Color Management Solutions
To match images from device to device, the primary tool you are going to use is an ICC profile. The ICC or International Color Consortium is an organization of manufacturers that was created to make standards that would define colors across multiple devices and programs. Nearly every device that you own that deals with color capture or reproduction will have its own color profile.
For Cameras, the color profile is coded into the picture and will be digitally transmitted to whatever program you are editing the image with and continue with it as it is printed. This is done automatically and it doesn't require any additional work to find the profile.

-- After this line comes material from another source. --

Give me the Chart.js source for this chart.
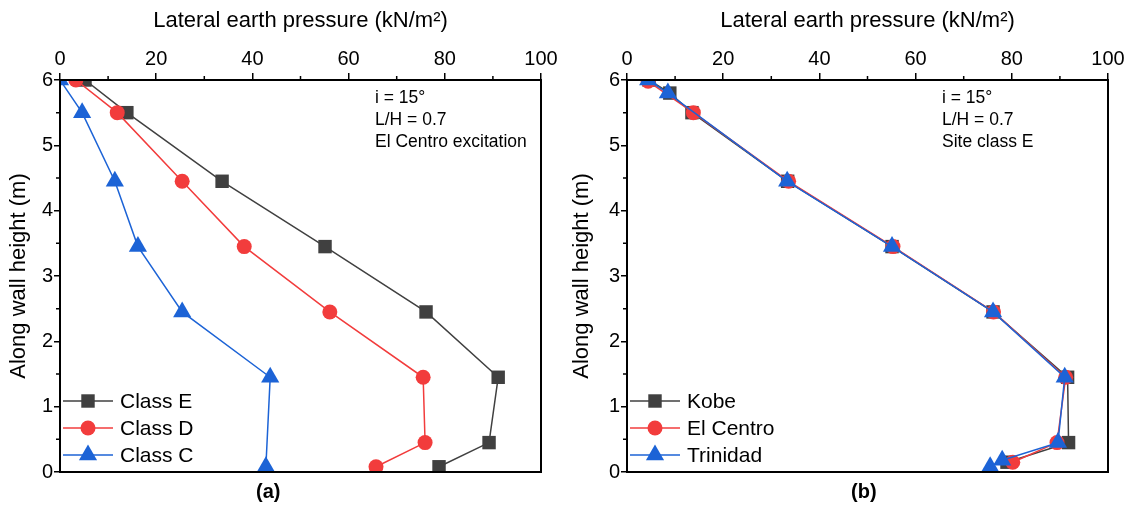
<!DOCTYPE html>
<html>
<head>
<meta charset="utf-8">
<script src="https://cdn.jsdelivr.net/npm/chart.js@4.4.0/dist/chart.umd.min.js"></script>
<style>
  body { margin: 0; background: #fff; width: 1127px; height: 508px; position: relative; overflow: hidden;
         font-family: "Liberation Sans", Arial, sans-serif; }
  .panel { position: absolute; top: 0; height: 508px; }
  .cap { position: absolute; top: 480px; font-weight: bold; font-size: 20px; color: #000; }
</style>
</head>
<body>
<div class="panel" style="left:0;width:563px"><canvas id="chartA"></canvas></div>
<div class="panel" style="left:563px;width:564px"><canvas id="chartB"></canvas></div>
<div class="cap" style="left:256px">(a)</div>
<div class="cap" style="left:851px">(b)</div>
<script>
// panel (a): soil classes, El Centro excitation
const heightsE = [6, 5.5, 4.45, 3.45, 2.45, 1.45, 0.45, 0.08];
const classE   = [5.2, 13.9, 33.7, 55.1, 76.1, 91.1, 89.2, 78.8];
const heightsD = [6, 5.5, 4.45, 3.45, 2.45, 1.45, 0.45, 0.08];
const classD   = [3.3, 11.9, 25.4, 38.3, 56.1, 75.5, 75.9, 65.7];
const heightsC = [6, 5.5, 4.45, 3.45, 2.45, 1.45, 0.08];
const classC   = [0, 4.6, 11.4, 16.2, 25.4, 43.7, 42.8];

// panel (b): excitations, site class E
const heightsKobe = [6, 5.8, 5.5, 4.45, 3.45, 2.45, 1.45, 0.45, 0.15];
const kobe        = [4.6, 8.9, 13.5, 33.4, 55.1, 76.1, 91.6, 91.8, 79.0];
const heightsElCentro = [5.98, 5.5, 4.45, 3.45, 2.45, 1.45, 0.45, 0.15];
const elCentro        = [4.4, 13.8, 33.6, 55.3, 76.2, 91.2, 89.4, 80.2];
const heightsTrinidad = [6, 5.8, 4.45, 3.45, 2.45, 1.45, 0.45, 0.18, 0.08];
const trinidad        = [4.4, 8.5, 33.3, 55.1, 76.1, 91.0, 89.6, 78.0, 75.5];

const minorXTicks = [10, 30, 50, 70, 90];
const minorYTicks = [0.5, 1.5, 2.5, 3.5, 4.5, 5.5];
const notesA = ['i = 15°', 'L/H = 0.7', 'El Centro excitation'];
const notesB = ['i = 15°', 'L/H = 0.7', 'Site class E'];

const GRAY = '#404040', RED = '#f23c3c', BLUE = '#1c63d6';
const FONT = '"Liberation Sans", Arial, sans-serif';

function pts(xs, ys) {
  return xs.map((v, i) => ({ x: v, y: ys[i] }));
}

function series(label, xs, ys, color, style, radius, order) {
  return {
    label: label,
    data: pts(xs, ys),
    showLine: true,
    borderColor: color,
    backgroundColor: color,
    borderWidth: 1.5,
    pointStyle: style,
    pointRadius: radius,
    pointBorderWidth: 0,
    pointBackgroundColor: color,
    order: order
  };
}

// frame, minor ticks, inline legend and notes
const extras = {
  id: 'extras',
  afterDraw(chart, args, opts) {
    const ctx = chart.ctx, a = chart.chartArea;
    const x = chart.scales.x, y = chart.scales.y;
    ctx.save();
    ctx.strokeStyle = '#000';
    ctx.lineWidth = 2;
    ctx.strokeRect(a.left, a.top, a.right - a.left, a.bottom - a.top);
    ctx.lineWidth = 1.5;
    ctx.beginPath();
    minorXTicks.forEach(v => {
      const px = x.getPixelForValue(v);
      ctx.moveTo(px, a.top); ctx.lineTo(px, a.top - 4);
    });
    minorYTicks.forEach(v => {
      const py = y.getPixelForValue(v);
      ctx.moveTo(a.left, py); ctx.lineTo(a.left - 4, py);
    });
    ctx.stroke();

    // legend in the lower left corner
    const sets = chart.data.datasets;
    ctx.font = '21px ' + FONT;
    ctx.textBaseline = 'middle';
    opts.legendOrder.forEach((di, row) => {
      const ds = sets[di];
      const ly = a.bottom - 71 + row * 27;
      const lx = a.left + 3;
      ctx.strokeStyle = ds.borderColor;
      ctx.fillStyle = ds.borderColor;
      ctx.lineWidth = 1.5;
      ctx.beginPath(); ctx.moveTo(lx, ly); ctx.lineTo(lx + 50, ly); ctx.stroke();
      Chart.helpers.drawPoint(ctx, { pointStyle: ds.pointStyle, radius: ds.pointRadius, rotation: 0, borderWidth: 0 }, lx + 25, ly);
      ctx.fillStyle = '#000';
      ctx.fillText(ds.label, lx + 57, ly + 1);
    });

    // notes in the upper right
    ctx.font = '17.5px ' + FONT;
    ctx.fillStyle = '#000';
    opts.notes.forEach((t, i) => {
      ctx.fillText(t, a.left + 315, a.top + 18 + i * 22);
    });
    ctx.restore();
  }
};

function makeChart(id, datasets, yWidth, padRight, notes, legendOrder) {
  return new Chart(document.getElementById(id), {
    type: 'scatter',
    data: { datasets: datasets },
    options: {
      responsive: true,
      maintainAspectRatio: false,
      animation: false,
      layout: { padding: { left: 0, right: padRight, top: 0, bottom: 36 } },
      plugins: { legend: { display: false }, tooltip: { enabled: false }, extras: { notes: notes, legendOrder: legendOrder } },
      scales: {
        x: {
          type: 'linear', position: 'top', min: 0, max: 100,
          afterFit: s => { s.height = 80; },
          ticks: { stepSize: 20, color: '#000', font: { size: 20, family: FONT }, padding: 2 },
          grid: { drawOnChartArea: false, drawTicks: true, tickLength: 7, color: '#000', lineWidth: 1.5 },
          border: { color: '#000', width: 2 },
          title: { display: true, text: 'Lateral earth pressure (kN/m²)', color: '#000',
                   font: { size: 22, family: FONT }, padding: { top: 8, bottom: 2 } }
        },
        y: {
          type: 'linear', position: 'left', min: 0, max: 6,
          afterFit: s => { s.width = yWidth; },
          ticks: { stepSize: 1, color: '#000', font: { size: 20, family: FONT }, padding: 1 },
          grid: { drawOnChartArea: false, drawTicks: true, tickLength: 6, color: '#000', lineWidth: 1.5 },
          border: { color: '#000', width: 2 },
          title: { display: true, text: 'Along wall height (m)', color: '#000',
                   font: { size: 22, family: FONT }, padding: { top: 6, bottom: 0 } }
        }
      }
    },
    plugins: [extras]
  });
}

makeChart('chartA', [
  series('Class E', classE, heightsE, GRAY, 'rect', 9.5, 3),
  series('Class D', classD, heightsD, RED, 'circle', 7.5, 2),
  series('Class C', classC, heightsC, BLUE, 'triangle', 10.5, 1)
], 60, 22, notesA, [0, 1, 2]);

makeChart('chartB', [
  series('Kobe', kobe, heightsKobe, GRAY, 'rect', 9.5, 3),
  series('El Centro', elCentro, heightsElCentro, RED, 'circle', 7.5, 2),
  series('Trinidad', trinidad, heightsTrinidad, BLUE, 'triangle', 10.5, 1)
], 64, 19, notesB, [0, 1, 2]);
</script>
</body>
</html>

For scanners and printers, you will want to find the color profiles which are probably already installed on the computer that you are using them with. These can usually be found in the drivers that come with the device. You can search for them by simply looking for “.icc” in your Windows search bar or in Finder for OSX. This should lead you to all of the ICC profiles on your computer and then its just a matter of finding which one belongs to your printer. If this doesn't work, a quick google search will normally lead you to the promise land of .icc profiles.

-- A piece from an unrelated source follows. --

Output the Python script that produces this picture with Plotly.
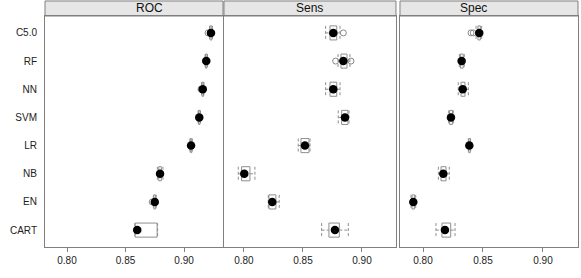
import plotly.graph_objects as go

models = ["C5.0", "RF", "NN", "SVM", "LR", "NB", "EN", "CART"]
metrics = ["ROC", "Sens", "Spec"]

# ROC
roc_med = [0.923, 0.919, 0.916, 0.913, 0.906, 0.8795, 0.875, 0.860]
roc_q1 = [0.9222, 0.9184, 0.9154, 0.9124, 0.9054, 0.8784, 0.8742, 0.8582]
roc_q3 = [0.9238, 0.9196, 0.9166, 0.9136, 0.9066, 0.8806, 0.8758, 0.8770]
roc_lo = [0.9218, 0.9180, 0.9150, 0.9120, 0.9050, 0.8772, 0.8738, 0.8580]
roc_hi = [0.9242, 0.9200, 0.9170, 0.9140, 0.9070, 0.8820, 0.8762, 0.8774]
roc_out = [[0.9205], [], [0.9145], [], [], [], [0.8728], []]

# Sens
sens_med = [0.8757, 0.8842, 0.8757, 0.8856, 0.8517, 0.8003, 0.8240, 0.8771]
sens_q1 = [0.8729, 0.8822, 0.8729, 0.8828, 0.8483, 0.7980, 0.8212, 0.8720]
sens_q3 = [0.8786, 0.8873, 0.8786, 0.8881, 0.8551, 0.8051, 0.8271, 0.8808]
sens_lo = [0.8692, 0.8797, 0.8692, 0.8799, 0.8460, 0.7952, 0.8206, 0.8658]
sens_hi = [0.8814, 0.8898, 0.8814, 0.8890, 0.8560, 0.8093, 0.8299, 0.8884]
sens_out = [[0.8842], [0.8777, 0.8907], [], [], [], [], [], []]

# Spec
spec_med = [0.8469, 0.8322, 0.8331, 0.8233, 0.8386, 0.8169, 0.7919, 0.8183]
spec_q1 = [0.8458, 0.8312, 0.8317, 0.8222, 0.8381, 0.8150, 0.7908, 0.8158]
spec_q3 = [0.8478, 0.8335, 0.8350, 0.8245, 0.8393, 0.8192, 0.7930, 0.8231]
spec_lo = [0.8442, 0.8303, 0.8294, 0.8214, 0.8378, 0.8128, 0.7900, 0.8108]
spec_hi = [0.8489, 0.8344, 0.8378, 0.8253, 0.8397, 0.8219, 0.7939, 0.8267]
spec_out = [[0.8400, 0.8419], [], [], [], [], [], [], []]

x_ticks = [0.80, 0.85, 0.90]
x_ticktext = ["0.80", "0.85", "0.90"]

panels = [
    dict(med=roc_med, q1=roc_q1, q3=roc_q3, lo=roc_lo, hi=roc_hi, out=roc_out),
    dict(med=sens_med, q1=sens_q1, q3=sens_q3, lo=sens_lo, hi=sens_hi, out=sens_out),
    dict(med=spec_med, q1=spec_q1, q3=spec_q3, lo=spec_lo, hi=spec_hi, out=spec_out),
]

domains = [[0.0, 0.334], [0.3358, 0.6585], [0.666, 1.0]]
ranges = [[0.7812, 0.9333], [0.7831, 0.9288], [0.7808, 0.9292]]

BOXC = "#8f8f8f"
H = 0.25

fig = go.Figure()
for k, p in enumerate(panels):
    xa = "x" if k == 0 else f"x{k+1}"
    ya = "y" if k == 0 else f"y{k+1}"
    bx, by, wx, wy, cx, cy, ox, oy = [], [], [], [], [], [], [], []
    for i in range(len(models)):
        q1, q3, lo, hi = p["q1"][i], p["q3"][i], p["lo"][i], p["hi"][i]
        bx += [q1, q3, q3, q1, q1, None]
        by += [i - H, i - H, i + H, i + H, i - H, None]
        wx += [lo, q1, None, q3, hi, None]
        wy += [i, i, None, i, i, None]
        cx += [lo, lo, None, hi, hi, None]
        cy += [i - H, i + H, None, i - H, i + H, None]
        for v in p["out"][i]:
            ox.append(v)
            oy.append(i)
    fig.add_trace(go.Scatter(x=bx, y=by, mode="lines", xaxis=xa, yaxis=ya,
                             line=dict(color=BOXC, width=1), hoverinfo="skip", showlegend=False))
    fig.add_trace(go.Scatter(x=wx, y=wy, mode="lines", xaxis=xa, yaxis=ya,
                             line=dict(color=BOXC, width=1, dash="3px,2px"), hoverinfo="skip", showlegend=False))
    fig.add_trace(go.Scatter(x=cx, y=cy, mode="lines", xaxis=xa, yaxis=ya,
                             line=dict(color=BOXC, width=1, dash="3px,2px"), hoverinfo="skip", showlegend=False))
    fig.add_trace(go.Scatter(x=ox, y=oy, mode="markers", xaxis=xa, yaxis=ya,
                             marker=dict(symbol="circle-open", size=6, color="#8a8a8a", line=dict(width=1)),
                             showlegend=False))
    fig.add_trace(go.Scatter(x=p["med"], y=list(range(len(models))), mode="markers", xaxis=xa, yaxis=ya,
                             marker=dict(symbol="circle", size=8.5, color="black"), showlegend=False,
                             text=models, hovertemplate="%{text}: %{x:.3f}<extra></extra>"))

axis_common = dict(showline=True, mirror=True, linecolor="#7f7f7f", linewidth=1,
                   showgrid=False, zeroline=False)
layout = dict(
    width=581, height=278,
    margin=dict(l=45, r=3, t=16, b=31),
    paper_bgcolor="white", plot_bgcolor="white",
    font=dict(family="Liberation Sans, Arial, sans-serif", size=10, color="#222"),
)
for k in range(3):
    xn = "xaxis" if k == 0 else f"xaxis{k+1}"
    yn = "yaxis" if k == 0 else f"yaxis{k+1}"
    layout[xn] = dict(domain=domains[k], range=ranges[k], tickvals=x_ticks, ticktext=x_ticktext,
                      ticks="outside", ticklen=4, tickcolor="#7f7f7f", tickfont=dict(size=10),
                      anchor="y" if k == 0 else f"y{k+1}", **axis_common)
    ydict = dict(range=[7.6, -0.6], tickvals=list(range(len(models))), ticktext=models,
                 ticks="", showticklabels=(k == 0), tickfont=dict(size=10), ticklabelstandoff=5,
                 anchor="x" if k == 0 else f"x{k+1}", **axis_common)
    layout[yn] = ydict
fig.update_layout(**layout)

shapes = []
annotations = []
for k, m in enumerate(metrics):
    d0, d1 = domains[k]
    shapes.append(dict(type="rect", xref="paper", yref="paper", x0=d0, x1=d1, y0=1.0, y1=1.065,
                       fillcolor="#e6e6e6", line=dict(color="#7f7f7f", width=1), layer="below"))
    annotations.append(dict(text=m, xref="paper", yref="paper", x=(d0 + d1) / 2, y=1.0325,
                            showarrow=False, font=dict(size=12, color="#111"), yanchor="middle"))
fig.update_layout(shapes=shapes, annotations=annotations)

fig.write_html("out.html", config={"displayModeBar": False},
               post_script="document.body.style.margin='0px';")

Monitors are a little bit more tricky. Many profiles and recommended settings can be found in the monitor database
. This database has a relatively small selection of monitors however and most will have to be calibrated manually.
Color profiles can be created with specific color matching hardware. These devices mechanically measure the colors of monitors and can help you produce your own custom color profiles. These devices can cost anywhere from $25 to $500 depending on how accurate and feature heavy you are looking to get.

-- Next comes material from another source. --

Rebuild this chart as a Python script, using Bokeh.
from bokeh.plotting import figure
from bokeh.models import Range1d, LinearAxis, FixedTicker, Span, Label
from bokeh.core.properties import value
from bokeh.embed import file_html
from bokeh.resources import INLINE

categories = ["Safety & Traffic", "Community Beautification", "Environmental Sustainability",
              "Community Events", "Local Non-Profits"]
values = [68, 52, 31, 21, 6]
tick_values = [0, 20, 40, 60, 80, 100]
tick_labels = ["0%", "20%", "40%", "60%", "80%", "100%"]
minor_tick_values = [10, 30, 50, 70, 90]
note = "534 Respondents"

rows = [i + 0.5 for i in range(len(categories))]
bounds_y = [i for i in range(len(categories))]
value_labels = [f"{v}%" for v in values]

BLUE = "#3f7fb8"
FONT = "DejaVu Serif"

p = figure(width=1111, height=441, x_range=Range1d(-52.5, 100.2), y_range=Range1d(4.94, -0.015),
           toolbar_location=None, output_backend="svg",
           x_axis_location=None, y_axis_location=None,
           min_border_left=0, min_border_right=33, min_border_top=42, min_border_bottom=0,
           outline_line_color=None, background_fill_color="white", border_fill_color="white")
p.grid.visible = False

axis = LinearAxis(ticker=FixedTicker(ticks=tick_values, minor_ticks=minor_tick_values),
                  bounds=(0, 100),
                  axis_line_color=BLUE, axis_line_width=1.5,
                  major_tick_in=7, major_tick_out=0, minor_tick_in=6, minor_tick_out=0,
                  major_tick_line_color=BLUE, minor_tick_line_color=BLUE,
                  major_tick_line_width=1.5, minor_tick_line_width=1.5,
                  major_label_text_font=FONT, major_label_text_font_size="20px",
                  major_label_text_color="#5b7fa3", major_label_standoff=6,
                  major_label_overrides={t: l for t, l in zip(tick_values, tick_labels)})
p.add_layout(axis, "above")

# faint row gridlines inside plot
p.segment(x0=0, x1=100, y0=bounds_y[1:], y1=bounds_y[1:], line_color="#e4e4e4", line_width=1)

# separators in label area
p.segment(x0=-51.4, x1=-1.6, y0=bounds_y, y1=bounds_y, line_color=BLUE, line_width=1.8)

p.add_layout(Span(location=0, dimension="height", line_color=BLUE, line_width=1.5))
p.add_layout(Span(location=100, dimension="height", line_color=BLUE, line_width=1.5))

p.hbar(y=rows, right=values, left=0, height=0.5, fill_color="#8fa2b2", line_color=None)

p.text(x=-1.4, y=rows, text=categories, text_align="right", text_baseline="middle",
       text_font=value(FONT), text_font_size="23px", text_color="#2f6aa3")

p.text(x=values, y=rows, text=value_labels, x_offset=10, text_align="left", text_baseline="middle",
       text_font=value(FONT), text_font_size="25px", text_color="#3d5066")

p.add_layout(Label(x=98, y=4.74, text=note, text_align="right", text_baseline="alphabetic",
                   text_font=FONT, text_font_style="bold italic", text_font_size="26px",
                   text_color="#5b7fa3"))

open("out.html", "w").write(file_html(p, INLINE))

Datacolor DC S3EL100 Spyder 3 Elite
Pantone COLOR CUE 2.1
Getting the correct profile, whether from the manufacturer or from a device is the first step in managing your color.
Once you have the color profile you want its time to use it along with your imaging software. Programs like GIMP, Photoshop, Illustrator, Publisher, Corel and every other photo editing software available will have a section for color management. Here you can upload your ICC color profile for all of your devices which will standardize them with one another.
If you are matching colors on printed materials there are solutions for that as well but they are substantially more expensive. Using similar color matching hardware such as the ones used in monitor calibration, you can find the specific colors on a printed page and reproduce them with a standard such as Pantone Matching System. This is where you may want to get a professional printer to use their Pantone book and color finder (such as the CUE 2.1 pictured above) to find and replicate your printed colors.Matching printed colors is a large part of printing industry and there are many services that can help you get exactly the color you want without having to buy all the equipment yourself. If you are serious about graphic design or logo conformity, this is an area where you really have to decide what level of commitment you want in getting exact colors.